MOUNT KISCO, N.Y. – Mount Kisco officials are deeply engaged in developing a multi-hazard mitigation plan as Tuesday marks the one year anniversary of Hurricane Irene’s devastation to the village, causing major flooding and massive power outages for homes and businesses, road blockages and fallen trees. 

Mount Kisco received a $100,000 grant for the plan from FEMA in November, to which the village will contribute a $25,000 match.

The village hazard plan committee had its first meeting Thursday to work on the assessment for HAZNY, a questionnaire from the NYS Department of Emergency Management that identifies and rates the risks from hazards Mount Kisco could experience, storm-related and otherwise. 

Village manager Jim Palmer said the committee definitely placed large emphasis on hazards caused by storms like Irene and October’s freak snowstorm. “During our discussions yesterday as we developed this plan, those two events were very much on everyone’s mind,” he said.

Nineteen rebuilding and cleanup projects were undertaken in the Irene relief effort, all of which are now completed using $197,360 in FEMA money.

And later in October, the catastrophic and long-reaching effects of such a storm could not have been foreseen. “Here we have an early snowstorm where all the leaves were still on the trees and it was just devastating to the infrastructure,” he said.

Technological threats were also discussed in the meeting: Palmer said that if there was an explosion at the Halstead-Quinn propane storage facility on Hubbels Drive, or at one of the multiple propane facilities on Kensico Drive, “it would represent a serious threat to the public.”

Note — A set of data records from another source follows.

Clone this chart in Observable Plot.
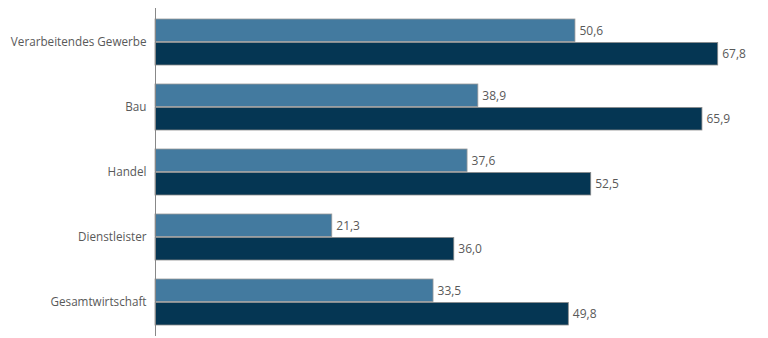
<!DOCTYPE html>
<html>
<head>
<meta charset="utf-8">
<script src="https://cdn.jsdelivr.net/npm/d3@7"></script>
<script src="https://cdn.jsdelivr.net/npm/@observablehq/plot@0.6"></script>
<style>
  html, body { margin: 0; padding: 0; background: #fff; }
  svg { display: block; }
</style>
</head>
<body>
<div id="chart"></div>
<script>
const categories = ["Verarbeitendes Gewerbe", "Bau", "Handel", "Dienstleister", "Gesamtwirtschaft"];
const seriesA = [50.6, 38.9, 37.6, 21.3, 33.5];
const seriesB = [67.8, 65.9, 52.5, 36.0, 49.8];
const colorA = "#437a9f";
const colorB = "#053653";

const dataA = categories.map((c, i) => ({category: c, value: seriesA[i]}));
const dataB = categories.map((c, i) => ({category: c, value: seriesB[i]}));
const fmt = v => v.toFixed(1).replace(".", ",");

const half = 23.5;
const chart = Plot.plot({
  width: 768,
  height: 338,
  marginLeft: 155,
  marginRight: 20,
  marginTop: 8,
  marginBottom: 2,
  style: {fontFamily: "'Open Sans', sans-serif", fontSize: "11.7px", color: "#595959"},
  x: {domain: [0, 71.45], axis: null},
  y: {domain: categories, paddingInner: 0.285, paddingOuter: 0.14, label: null, tickSize: 0, tickPadding: 9},
  marks: [
    Plot.barX(dataA, {x: "value", y: "category", fill: colorA, stroke: "#9a9a9a", strokeWidth: 0.8, insetBottom: half}),
    Plot.barX(dataB, {x: "value", y: "category", fill: colorB, stroke: "#8a8a8a", strokeWidth: 0.8, insetTop: half}),
    Plot.text(dataA, {x: "value", y: "category", text: d => fmt(d.value), dy: -half / 2, dx: 4, textAnchor: "start", fill: "#595959", fontSize: 12}),
    Plot.text(dataB, {x: "value", y: "category", text: d => fmt(d.value), dy: half / 2, dx: 4, textAnchor: "start", fill: "#595959", fontSize: 12}),
    Plot.ruleX([0], {stroke: "#888", strokeWidth: 1})
  ]
});
document.getElementById("chart").appendChild(chart);
</script>
</body>
</html>
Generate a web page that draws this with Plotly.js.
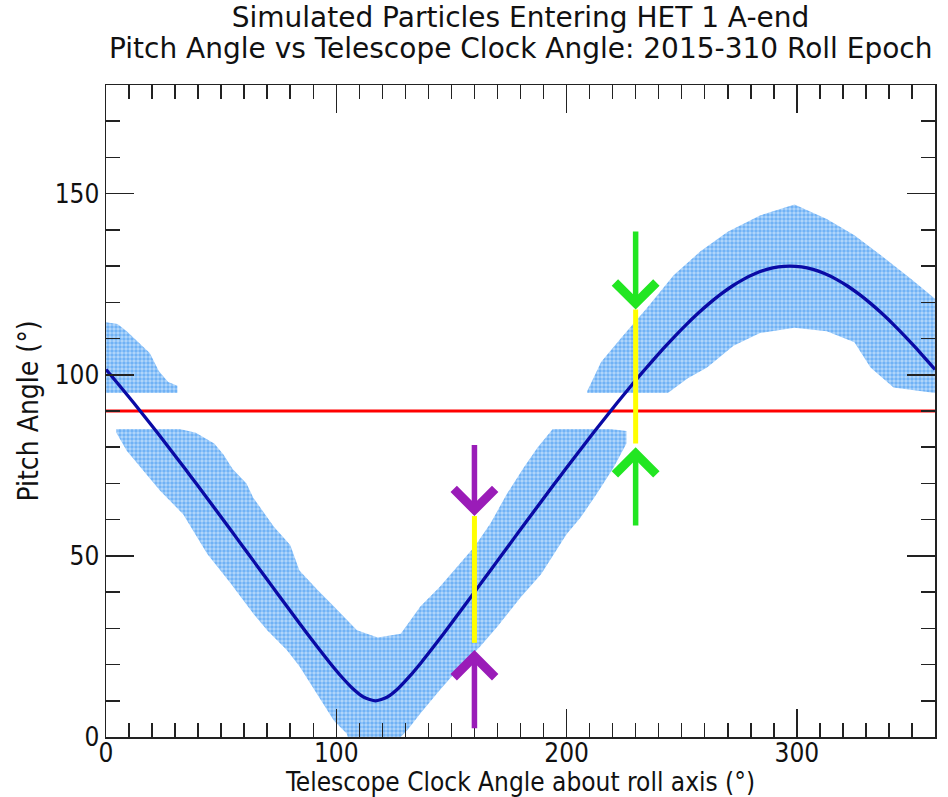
<!DOCTYPE html>
<html>
<head>
<meta charset="utf-8">
<script src="https://cdn.plot.ly/plotly-3.0.1.min.js"></script>
<style>html,body{margin:0;padding:0;background:#fff;}#chart{width:948px;height:797px;}</style>
</head>
<body>
<div id="chart"></div>
<script>
// Model curve: pitch angle vs telescope clock angle
const curveX = [0, 2, 7, 12, 17, 22, 27, 32, 37, 42, 47, 52, 57, 62, 67, 72, 77, 82, 87, 92, 97, 102, 107, 112, 117,
  122, 127, 132, 137, 142, 147, 152, 157, 162, 167, 172, 177, 182, 187, 192, 197, 202, 207, 212, 217, 222, 227, 232,
  237, 242, 247, 252, 257, 262, 267, 272, 277, 282, 287, 292, 297, 302, 307, 312, 317, 322, 327, 332, 337, 342, 347,
  352, 357, 360];
const curveY = [101.45, 99.96, 96.16, 92.27, 88.30, 84.26, 80.15, 76.00, 71.80, 67.56, 63.30, 59.01, 54.70, 50.37, 46.04,
  41.72, 37.40, 33.11, 28.84, 24.69, 20.65, 16.85, 13.48, 10.97, 10.00,
  10.97, 13.48, 16.85, 20.65, 24.69, 28.84, 33.11, 37.40, 41.72, 46.04, 50.37, 54.70, 59.01, 63.30, 67.56, 71.80,
  76.00, 80.15, 84.26, 88.30, 92.27, 96.16, 99.96, 103.64, 107.20, 110.62, 113.86, 116.90, 119.71, 122.26, 124.51,
  126.42, 127.95, 129.08, 129.77, 130.00, 129.77, 129.08, 127.95, 126.42, 124.51, 122.26, 119.71, 116.90, 113.86,
  110.62, 107.20, 103.64, 101.45];

// Outlines of the simulated-particle clouds
const upperLeftX = [0, 5, 9, 14, 19, 23, 27, 31, 31, 0];
const upperLeftY = [114.5, 114, 112, 109, 106, 101, 98, 97, 95, 95];

const lowerX = [4.5, 32, 39, 47, 51, 55, 61, 64, 73, 80, 84, 92, 99, 109, 118, 128, 136.5, 145, 152.5, 160, 167, 174,
  181.5, 187.5, 194, 219, 226,
  226, 220.5, 213, 206, 200, 189, 180, 170, 162.5, 154, 145, 136.5, 131, 128, 105, 104.5, 99, 91.5, 84, 78.5, 70, 64,
  54, 44, 33.5, 23.5, 9, 4.5];
const lowerY = [85, 85, 84, 81, 78, 74, 70, 66, 58, 53, 46, 40.5, 36, 29.5, 27.5, 28.5, 36, 41.5, 47, 52.5, 59, 67,
  74.5, 80, 85, 85, 84.5,
  81, 74.5, 67, 60.5, 56, 45, 38.5, 30.5, 25, 19.5, 13, 6.5, 2, 0, 0, 1, 4.5, 12, 19.5, 24, 29.5, 34,
  42.5, 50.5, 61.5, 68, 79, 84];

const upperRightX = [209, 215, 223.5, 235, 246.5, 258, 270, 284, 299, 313, 325, 336.5, 349.5, 360,
  360, 342, 332, 325, 313, 299, 284, 272.5, 261, 252.5, 244, 209];
const upperRightY = [95.5, 103.5, 110, 118.5, 127.5, 134, 139.5, 144, 147, 143, 138.5, 133, 126.5, 121,
  95, 96.5, 102, 109, 112, 113, 111.5, 108, 102, 99, 95, 95];

// Reference pitch angle
const refX = [0, 360];
const refY = [90, 90];

// Highlighted clock angles: yellow ranges and arrows
const markX = [160, 230];
const markLow = [26, 81];
const markHigh = [61, 118];
const arrowTopTail = [81, 140];
const arrowBottomTip = [24, 80];
const arrowBottomTail = [2, 58];
const arrowColors = ['#9a1cb8', '#22e622'];

const titleLines = ['Simulated Particles Entering HET 1 A-end',
  'Pitch Angle vs Telescope Clock Angle: 2015-310 Roll Epoch'];

const dotColor = '#2a8cf0';
const font = "'DejaVu Sans Condensed', 'DejaVu Sans', sans-serif";
const titleFont = "'DejaVu Sans', sans-serif";

function cloud(xs, ys) {
  return {
    x: xs, y: ys, type: 'scatter', mode: 'lines', fill: 'toself',
    line: {width: 0, color: 'rgba(0,0,0,0)'},
    fillcolor: 'rgba(42,140,240,0.34)',
    fillpattern: {shape: '.', fgcolor: dotColor, size: 4, solidity: 0.6, fillmode: 'overlay', bgcolor: 'rgba(42,140,240,0.34)'},
    hoverinfo: 'skip', showlegend: false
  };
}

const traces = [
  cloud(upperLeftX, upperLeftY),
  cloud(lowerX, lowerY),
  cloud(upperRightX, upperRightY),
  {x: refX, y: refY, type: 'scatter', mode: 'lines', line: {color: '#ff0000', width: 3}, showlegend: false},
  {x: curveX, y: curveY, type: 'scatter', mode: 'lines', line: {color: '#0a0aa5', width: 3.3, shape: 'spline', smoothing: 0.6}, showlegend: false}
];
markX.forEach((mx, i) => {
  traces.push({x: [mx, mx], y: [markLow[i], markHigh[i]], type: 'scatter', mode: 'lines',
    line: {color: '#ffff00', width: 5}, showlegend: false});
});

const annotations = [];
markX.forEach((mx, i) => {
  annotations.push({x: mx, y: markHigh[i], ax: mx, ay: arrowTopTail[i], xref: 'x', yref: 'y', axref: 'x', ayref: 'y',
    text: '', showarrow: true, arrowhead: 4, arrowsize: 1.45, arrowwidth: 5.5, arrowcolor: arrowColors[i]});
  annotations.push({x: mx, y: arrowBottomTip[i], ax: mx, ay: arrowBottomTail[i], xref: 'x', yref: 'y', axref: 'x', ayref: 'y',
    text: '', showarrow: true, arrowhead: 4, arrowsize: 1.45, arrowwidth: 5.5, arrowcolor: arrowColors[i]});
});
// second title line
annotations.push({text: titleLines[1], xref: 'paper', yref: 'paper', x: 0.5, y: 1.0567, xanchor: 'center', yanchor: 'middle',
  showarrow: false, font: {family: titleFont, size: 28, color: '#111'}});

const axisCommon = {
  showgrid: false, zeroline: false, showline: true, linecolor: '#222', linewidth: 1.5, mirror: 'allticks',
  ticks: 'inside', ticklen: 28, tickwidth: 1.5, tickcolor: '#222',
  tickfont: {family: font, size: 26, color: '#111'},
  minor: {ticks: 'inside', ticklen: 14, tickwidth: 1.5, tickcolor: '#222', dtick: 10, showgrid: false}
};

const layout = {
  width: 948, height: 797,
  margin: {l: 106, r: 13, t: 85, b: 60},
  paper_bgcolor: '#fff', plot_bgcolor: '#fff',
  font: {family: font, color: '#111'},
  title: {text: titleLines[0],
    font: {family: titleFont, size: 28, color: '#111'}, x: 0.5, xref: 'paper', xanchor: 'center',
    y: 0.9787, yref: 'container', yanchor: 'middle'},
  xaxis: Object.assign({}, axisCommon, {range: [0, 360], tick0: 0, dtick: 100, ticklabelstandoff: -8,
    title: {text: 'Telescope Clock Angle about roll axis (°)', font: {family: font, size: 26, color: '#111'}, standoff: 6}}),
  yaxis: Object.assign({}, axisCommon, {range: [0, 180], tick0: 0, dtick: 50,
    title: {text: 'Pitch Angle (°)', font: {family: font, size: 28, color: '#111'}, standoff: 8}}),
  annotations: annotations,
  showlegend: false
};

Plotly.newPlot('chart', traces, layout, {staticPlot: true, displayModeBar: false});
</script>
</body>
</html>
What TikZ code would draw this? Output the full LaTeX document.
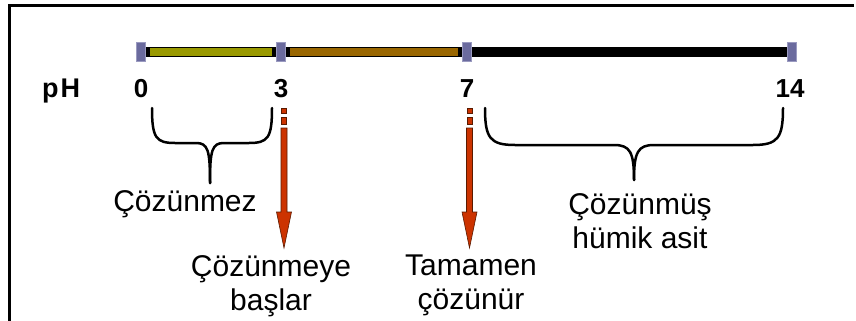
\documentclass[tikz,border=0pt]{standalone}
\usepackage{fontspec}
\setmainfont{Liberation Sans}
\definecolor{olivebar}{HTML}{999900}
\definecolor{brownbar}{HTML}{996600}
\definecolor{markfill}{HTML}{6B6B9E}
\definecolor{markedge}{HTML}{9A9AC0}
\definecolor{arrowred}{HTML}{CC3300}
\definecolor{arrowedge}{HTML}{5A1A00}
\begin{document}
\begin{tikzpicture}[x=1pt,y=-1pt,
  ticklbl/.style={font=\fontsize{26}{30}\selectfont\bfseries, inner sep=0pt, anchor=base},
  lbl/.style={font=\fontsize{30}{34}\selectfont, inner sep=0pt, align=center, anchor=north},
  phmark/.style={draw=markedge, line width=0.5pt, fill=markfill,
    minimum width=9pt, minimum height=19pt, inner sep=0pt},
  bracepath/.style={line width=2.5pt, line cap=round, line join=round},
  redbox/.style={fill=arrowred, draw=arrowedge, line width=0.6pt, line join=miter},
  downarrow/.pic={
    \path[redbox] (-2.7,0) rectangle (2.7,5);
    \path[redbox] (-2.7,9) rectangle (2.7,16);
    \path[redbox] (-3,20) -- (3,20) -- (3,104) -- (7.5,104) -- (0,140)
      -- (-7.5,104) -- (-3,104) -- cycle;
  }]
\useasboundingbox (0,0) rectangle (856,321);

% frame: top and left edges only
\draw[line width=3pt, line join=miter] (9,321) -- (9,5.5) -- (854,5.5);

% pH scale bar
\coordinate (p0) at (141,52);
\coordinate (p3) at (281,52);
\coordinate (p7) at (467,52);
\coordinate (p14) at (792,52);
\fill[black] ([yshift=5pt]p0) rectangle ([yshift=-5pt]p14);
\fill[olivebar] ([xshift=9pt,yshift=4pt]p0) rectangle ([xshift=-9pt,yshift=-4pt]p3);
\fill[brownbar] ([xshift=9pt,yshift=4pt]p3) rectangle ([xshift=-9pt,yshift=-4pt]p7);

\node[phmark] (m0) at (p0) {};
\node[phmark] (m3) at (p3) {};
\node[phmark] (m7) at (p7) {};
\node[phmark] (m14) at (p14) {};

% scale labels
\node[ticklbl, font=\fontsize{27}{30}\selectfont\bfseries] (ph) at (61,97) {p\kern2pt H};
\node[ticklbl] (n0) at (141,97) {0};
\node[ticklbl] (n3) at (281,97) {3};
\node[ticklbl] (n7) at (467,97) {7};
\node[ticklbl] (n14) at (790,97) {14};

% brace under pH 0--3
\draw[bracepath] (152,108) .. controls (152,138) and (156,143) .. (175,143) -- (196,143)
  .. controls (208,143) and (210,150) .. (210,183);
\draw[bracepath] (272,108) .. controls (272,138) and (268,143) .. (249,143) -- (224,143)
  .. controls (212,143) and (210,150) .. (210,183);

% brace under pH 7--14
\draw[bracepath] (485,108) .. controls (485,138) and (490,145) .. (515,145) -- (614,145)
  .. controls (630,145) and (634,152) .. (634,180);
\draw[bracepath] (783,108) .. controls (783,138) and (778,145) .. (753,145) -- (654,145)
  .. controls (638,145) and (634,152) .. (634,180);

% arrows at pH 3 and pH 7
\pic at (284,108) {downarrow};
\pic at (469.5,108) {downarrow};

% descriptions
\node[lbl] (insol) at (185,190) {Çözünmez};
\node[lbl] (begin) at (271,255) {Çözünmeye\\başlar};
\node[lbl] (full) at (471,255) {Tamamen\\çözünür};
\node[lbl] (dissolved) at (640,193) {Çözünmüş\\hümik asit};
\end{tikzpicture}
\end{document}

Palmer said the four team members of Environmental Technology Group, the company the village chose to implement its plan, are being given all the data they need to address each of Mount Kisco’s vulnerabilities – a tour of the infrastructure, army corps of engineer reports, the village master plan and GIS maps.

The committee is a coalition of influential and savvy members of the community that include longtime business owners like Anthony Chiappinelli, the building inspector, the village engineer as well as a landscape architect who worked on the Shoppers Park redevelopment plan.

But before they are finished, Palmer said, “We have an awful lot to do in this amount of time, I’ll tell you that much.”

The first public meeting to discuss the plan is expected to take place between Sept. 17 and Oct. 5. A draft of the plan is due to the New York State Office of Emergency Management by April 10, 2013.